I doubt very much if the health and safety bods these days would let these machines loose as ‘dangerous’ is the first word that springs to mind when you consider one of these beasts. However as a boy, the next word that springs to mind is ‘great bit of fun.’ Someone would drive the fuel bowser you ‘the operator’ would sit between the two jet engines and manoeuvre the nozzle. It was very like defrosting a fridge with a hairdryer, except on a massive scale. As you may expect it was quite noisy and very unsafe. Someone had cobbled together a makeshift cabin from wood and Perspex to protect the operator from the elements, a three inch thick steel box might have been more appropriate to provide some protection from the jet engine either side of your head. I said, to provide some protection from the jet engine either side of your head! Yeah, fecking noisy.
It was great fun and took some time to master because you could lift slabs of ice and propel them twenty yards away and if you pushed the nozzles down too far you could melt the runway, destroy runway lights and anything else that got in the way. They were known as MRD’s, Machine Runway De-icer although in our hands they were known as Machine Runway Destroyers. The best way to clear snow is an airman and a shovel. It’s fine melting snow with jet engines, but every year people are amazed that the melted snow, turns in to water, which freezes and turns into ice! Who would have expected that? So, it’s snowing quite heavily in fact. The Senior Air Traffic Controller, the SATCO, comes in and asks who is in charge of the shift. Ce moi!
He then tells me to take everyone outside and clear the snow from the car park. No one is allowed to drive onto the airfield because not only is it dangerous, but it compacts the snow, so I don’t see the point of clearing the car park, one, as no one can use it and two, it was still snowing. Why not wait until it stops snowing and then we can clear it. The SATCO wasn’t in the mood for an honest and sensible discussion, I was to do as I was told, get my men outside and clear the bloody car park. I would say that there was a certain amount of hyper fecundity in his behaviour so I took my men outside before the situation got out of hand. As I came onto the car park I noticed that the SATCO had ignored station standing orders and had driven his car to air traffic and it was now parked in the area I had been ordered to clear.
I took the same approach as one would when painting a floor, except my exit point was the SATCO’s car. We had a laugh clearing the snow but I had the team pile it around the SATCO’s car, making sure that he was stuck and that the next time he wanted to put his girly head on when talking to me he might think twice.
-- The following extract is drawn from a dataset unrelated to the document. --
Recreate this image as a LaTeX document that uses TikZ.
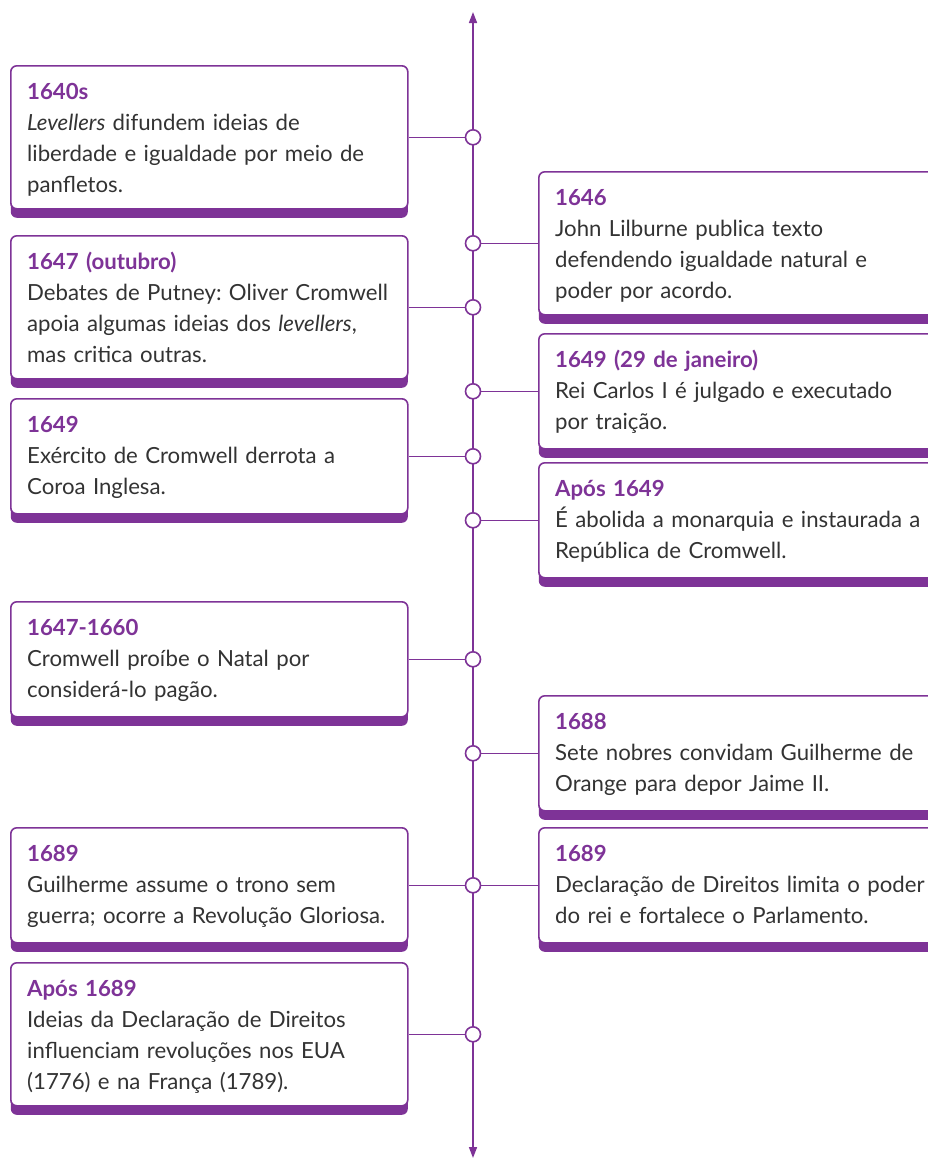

It was quite a ridiculous exercise, known to us as ‘make work.’ To have men sitting around idle was considered dangerous as they might realise that their bosses were idiots and revolt, so jobs were invented to keep people busy. The only time I ever heard of this going wrong was in the Falklands when one team were detailed to empty a tent, take the tent down and then put it up across the road and put the equipment back in.
It was a young army officer who was in charge of this lot and on the third day, very biblical, but on the third day they stabbed him. I often came quite close to stabbing the SATCO, metaphorically of course, I wouldn’t hurt a fly. Usually the cause of this would be the marching idiot Joe Pearson. It was assessment time. I had already caused a storm as a wee girl had come in asking for me. She asked me to come to an office where she could give me my assessments. There were a lot of young pretty girls in air traffic control and some of them were female. I went straight to the SATCO who explained that this young female girl officer needed to get some experience so she was giving me my assessment.
I carefully explained to the SATCO that I was on a mission to get promoted and would only accept my assessment from a Warrant Officer. The assessment had been completed so it really didn’t matter who read it out to me, but I felt that my career was important and the assessments should be treated as such. I got my wish and had my assessments presented to me by a Warrant Officer who told me he thought I would go far, shame that wasn’t written in the assessment. It was like exam result day at school with everyone asking what did you get, what did you get, referring to your numerical assessment. One being the lowest, five average, and eight the top grade, with nines being a special recommendation for promotion.
I don’t think anyone was really interested in your performance but more in gauging their performance by comparing their numerical assessment against yours. Joe, I’m a fecking idiot, Pearson came bumbling out of the SATCO’s office after his assessment interview and seemed to be pretty pleased with himself. “How did it go?” I asked. “What did you get?” “Nines,” said Joe. “I got a spec rec.” I think the SATCO was used to me bursting into his office. It was all very calm. I asked in a very simple and straightforward way how on Gods earth did Joe Pearson get nines, a special recommendation for promotion. I added that not only was the man an idiot, although in his defence I have to admit that he was an idiot of the highest calibre, but everyone on camp, even the Station Commanders dog knew that Joe Pearson was an idiot.
Everyone knew the man was useless and to award him a higher grade than I had got, I think I was batting around sevens, was an insult and made a mockery of the assessment system. The SACTO explained that his predecessor had given Joe eights and nines. So he had no option but to award the same grades. If he awarded Joe what he deserved, which we both agreed should be around two, and that’s being generous, but if the SATCO had actually awarded Joe what he deserved then he would be calling into question the decision of his predecessor, a brother officer, and that just wasn’t done. So as you can see, the quest I had set for myself wasn’t a plain and simple road that I could gently travel along. I wasn’t going to have a Rolls Royce with a Merlin engine to power me from one end to the other; instead I was going to be moving tents from one side to the other for some time to come and try not to stab the idiots who were springing up all around me.